(Given data):
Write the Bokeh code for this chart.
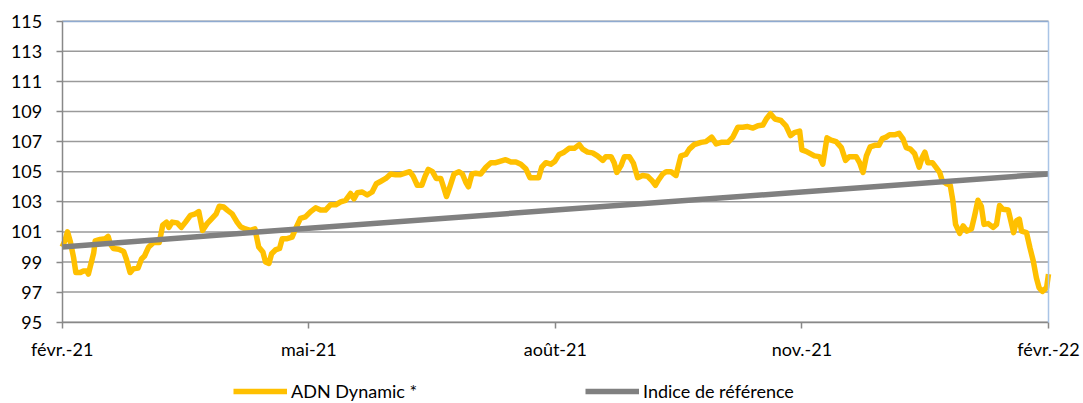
from bokeh.plotting import figure
from bokeh.models import Range1d, FixedTicker, Legend, LegendItem, LinearAxis
from bokeh.embed import file_html
from bokeh.resources import INLINE

# Trading-day index (0 = févr.-21, 260 = févr.-22) and fund values
fund_day = [0, 0.7, 1.4, 2.1, 3.0, 3.6, 4.8, 5.6, 6.5, 6.9, 7.7, 8.3, 8.7, 10.0, 11.4, 12.1,
            12.7, 13.5, 14.9, 16.2, 16.9, 17.9, 18.8, 20.0, 20.9, 21.7, 22.8, 24.1, 25.6, 26.5,
            27.5, 28.1, 29.0, 30.3, 31.4, 32.5, 33.8, 35.1, 36.0, 37.0, 38.2, 39.5, 40.6, 41.4,
            42.6, 43.5, 44.8, 46.1, 47.0, 48.3, 49.6, 50.8, 51.8, 52.9, 53.6, 54.5, 55.2, 56.2,
            57.3, 58.0, 59.3, 60.6, 61.5, 62.8, 64.1, 65.5, 66.8, 68.1, 69.4, 70.7, 72.1, 73.4,
            74.7, 76.0, 76.9, 77.8, 79.1, 80.4, 81.7, 82.8, 83.9, 85.3, 86.6, 87.9, 89.2, 90.4,
            91.6, 92.5, 93.6, 94.8, 95.6, 96.5, 97.6, 98.6, 99.8, 100.5, 101.3, 102.2, 103.3,
            104.6, 105.5, 106.4, 107.1, 108.0, 109.0, 110.3, 111.7, 113.0, 114.3, 115.6, 116.9,
            118.3, 119.6, 120.9, 122.2, 123.3, 124.4, 125.6, 126.4, 127.5, 128.8, 129.9, 131.0,
            132.3, 133.6, 135.0, 136.3, 137.2, 138.5, 139.8, 141.1, 142.5, 143.3, 144.7, 145.5,
            146.2, 147.3, 148.2, 149.5, 150.6, 151.7, 153.0, 154.3, 155.5, 156.4, 157.2, 158.3,
            159.2, 160.5, 161.8, 163.1, 164.4, 165.3, 166.6, 168.4, 169.7, 171.2, 172.4, 173.7,
            175.5, 176.8, 178.1, 179.4, 180.7, 182.1, 183.4, 184.7, 185.6, 186.7, 187.9, 189.5,
            190.8, 192.0, 193.0, 194.4, 195.0, 196.1, 197.2, 198.3, 199.6, 200.5, 201.6, 202.7,
            204.0, 205.4, 206.5, 207.5, 209.3, 210.2, 211.1, 212.0, 213.0, 214.2, 215.3, 216.2,
            217.2, 218.1, 219.4, 220.6, 221.6, 222.5, 223.6, 224.7, 225.9, 226.7, 227.4, 228.2,
            229.4, 230.3, 231.3, 232.0, 233.1, 234.1, 234.8, 235.5, 236.6, 237.5, 238.5, 239.7,
            240.5, 241.4, 242.3, 243.0, 244.1, 245.4, 246.3, 247.1, 248.0, 249.4, 250.2, 250.8,
            251.6, 252.3, 252.9, 254.2, 255.1, 256.0, 256.8, 257.5, 258.4, 259.5, 260.0]

fund_value = [100.0, 100.4, 101.0, 100.4, 99.3, 98.3, 98.3, 98.4, 98.4, 98.2, 99.0, 99.6, 100.4,
              100.5, 100.55, 100.7, 100.2, 99.9, 99.85, 99.7, 99.2, 98.3, 98.55, 98.6, 99.2, 99.4,
              100.0, 100.3, 100.3, 101.45, 101.65, 101.3, 101.65, 101.6, 101.3, 101.65, 102.1,
              102.2, 102.35, 101.1, 101.55, 101.9, 102.2, 102.7, 102.65, 102.45, 102.2, 101.65,
              101.35, 101.2, 101.1, 101.2, 100.0, 99.67, 99.0, 98.9, 99.55, 99.8, 99.9, 100.55,
              100.55, 100.65, 101.2, 101.9, 102.0, 102.35, 102.6, 102.45, 102.45, 102.8, 102.8,
              103.0, 103.1, 103.55, 103.2, 103.6, 103.65, 103.45, 103.65, 104.2, 104.35, 104.55,
              104.85, 104.8, 104.8, 104.9, 105.0, 104.7, 104.1, 104.1, 104.65, 105.15, 105.0,
              104.55, 104.55, 104.0, 103.35, 104.0, 104.85, 105.0, 104.85, 104.3, 104.0, 104.85,
              104.9, 104.85, 105.3, 105.6, 105.6, 105.7, 105.8, 105.65, 105.65, 105.5, 105.2,
              104.6, 104.6, 104.6, 105.3, 105.6, 105.5, 105.7, 106.15, 106.3, 106.55, 106.55,
              106.8, 106.5, 106.3, 106.25, 106.05, 105.75, 106.0, 106.0, 105.6, 104.95, 105.4,
              106.0, 106.0, 105.55, 104.6, 104.75, 104.7, 104.4, 104.1, 104.45, 104.85, 105.0,
              105.0, 104.75, 106.05, 106.15, 106.5, 106.8, 106.95, 107.0, 107.3, 106.85, 106.95,
              106.95, 107.3, 107.95, 107.95, 108.0, 107.9, 108.05, 108.1, 108.5, 108.85, 108.5,
              108.4, 108.05, 107.4, 107.6, 107.7, 106.45, 106.35, 106.2, 106.05, 106.0, 105.5,
              107.25, 107.1, 107.0, 106.6, 105.75, 106.0, 106.0, 105.6, 104.95, 106.05, 106.65,
              106.75, 106.75, 107.2, 107.3, 107.45, 107.45, 107.55, 107.2, 106.6, 106.5, 106.2,
              105.3, 105.95, 106.3, 105.6, 105.6, 105.3, 104.95, 104.4, 104.2, 104.1, 103.05,
              101.5, 100.9, 101.4, 101.05, 101.2, 102.05, 103.1, 102.7, 101.5, 101.55, 101.3,
              101.5, 102.75, 102.5, 102.45, 101.6, 100.95, 101.75, 101.85, 101.05, 100.95, 99.95,
              99.05, 97.95, 97.3, 97.05, 97.3, 98.2]

bench_day = [0, 65, 130, 195, 260]
bench_value = [100.0, 101.25, 102.45, 103.65, 104.85]

tick_days = [0, 65, 130, 195, 260]
tick_labels = ["févr.-21", "mai-21", "août-21", "nov.-21", "févr.-22"]
y_ticks = [95, 97, 99, 101, 103, 105, 107, 109, 111, 113, 115]

FONT = "Lato"
W, H = 1083, 403
# pixel box of the plotting area inside the canvas (layout only)
PX_L, PX_R, PX_T, PX_B = 61.7, 1048.0, 20.7, 321.7
X0, X1 = tick_days[0], tick_days[-1]
Y0, Y1 = y_ticks[0], y_ticks[-1]
# the frame covers the whole canvas so that the axes (fixed in data space)
# and the legend underneath are never clipped
sx = (X1 - X0) / (PX_R - PX_L)
sy = (Y1 - Y0) / (PX_B - PX_T)
x_range = Range1d(X0 - PX_L * sx, X1 + (W - PX_R) * sx)
y_range = Range1d(Y0 - (H - PX_B) * sy, Y1 + PX_T * sy)

p = figure(width=W, height=H, output_backend="svg", toolbar_location=None,
           x_range=x_range, y_range=y_range,
           min_border_left=0, min_border_right=0, min_border_top=0, min_border_bottom=0)
p.background_fill_color = "white"
p.border_fill_color = "white"
p.outline_line_color = None
p.xgrid.grid_line_color = None
p.ygrid.grid_line_color = None

# horizontal gridlines limited to the plotting area
p.segment(x0=[X0] * len(y_ticks), x1=[X1] * len(y_ticks), y0=y_ticks, y1=y_ticks,
          line_color="#9A9A9A", line_width=1.5)

p.yaxis.ticker = FixedTicker(ticks=y_ticks)
p.yaxis.bounds = (Y0, Y1)
p.yaxis.fixed_location = X0
p.xaxis.ticker = FixedTicker(ticks=tick_days)
p.xaxis.bounds = (X0, X1)
p.xaxis.major_label_overrides = {d: lab for d, lab in zip(tick_days, tick_labels)}
p.xaxis.fixed_location = Y0

for ax in (p.xaxis[0], p.yaxis[0]):
    ax.axis_line_color = "#888888"
    ax.axis_line_width = 1.5
    ax.major_tick_line_color = "#888888"
    ax.major_tick_line_width = 1.5
    ax.major_tick_in = 0
    ax.major_tick_out = 6
    ax.minor_tick_line_color = None
    ax.major_label_text_font = FONT
    ax.major_label_text_font_size = "18px"
    ax.major_label_text_color = "#000000"
p.xaxis.major_label_standoff = 10
p.yaxis.major_label_standoff = 14

# light-blue plot-area border on top and right
top_border = LinearAxis(fixed_location=Y1, bounds=(X0, X1), ticker=FixedTicker(ticks=[]),
                        axis_line_color="#8FAAD0", axis_line_width=1.5,
                        major_tick_line_color=None, minor_tick_line_color=None)
p.add_layout(top_border, "above")
right_border = LinearAxis(fixed_location=X1, bounds=(Y0, Y1), ticker=FixedTicker(ticks=[]),
                          axis_line_color="#A9C4E6", axis_line_width=1.5,
                          major_tick_line_color=None, minor_tick_line_color=None)
p.add_layout(right_border, "right")

r_fund = p.line(fund_day, fund_value, line_color="#FFC000", line_width=5.5, line_join="round")
r_bench = p.line(bench_day, bench_value, line_color="#808080", line_width=5.5)

legend = Legend(items=[LegendItem(label="ADN Dynamic *", renderers=[r_fund]),
                       LegendItem(label="Indice de référence", renderers=[r_bench])],
                location=(233, 1), orientation="horizontal",
                padding=0, margin=0, spacing=60,
                glyph_width=54, glyph_height=16, label_height=16, label_width=234,
                label_standoff=4,
                label_text_font=FONT, label_text_font_size="18px", label_text_color="#000000",
                background_fill_alpha=0, border_line_color=None)
p.add_layout(legend, "center")

open("out.html", "w").write(file_html(p, INLINE))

(What the exercise asks):
Repeat only what lies between the start of the data and the end of the line containing "from bokeh.resources import INLINE", exactly, with pictures left out.

(Response for this exercise):
Write the Bokeh code for this chart.
from bokeh.plotting import figure
from bokeh.models import Range1d, FixedTicker, Legend, LegendItem, LinearAxis
from bokeh.embed import file_html
from bokeh.resources import INLINE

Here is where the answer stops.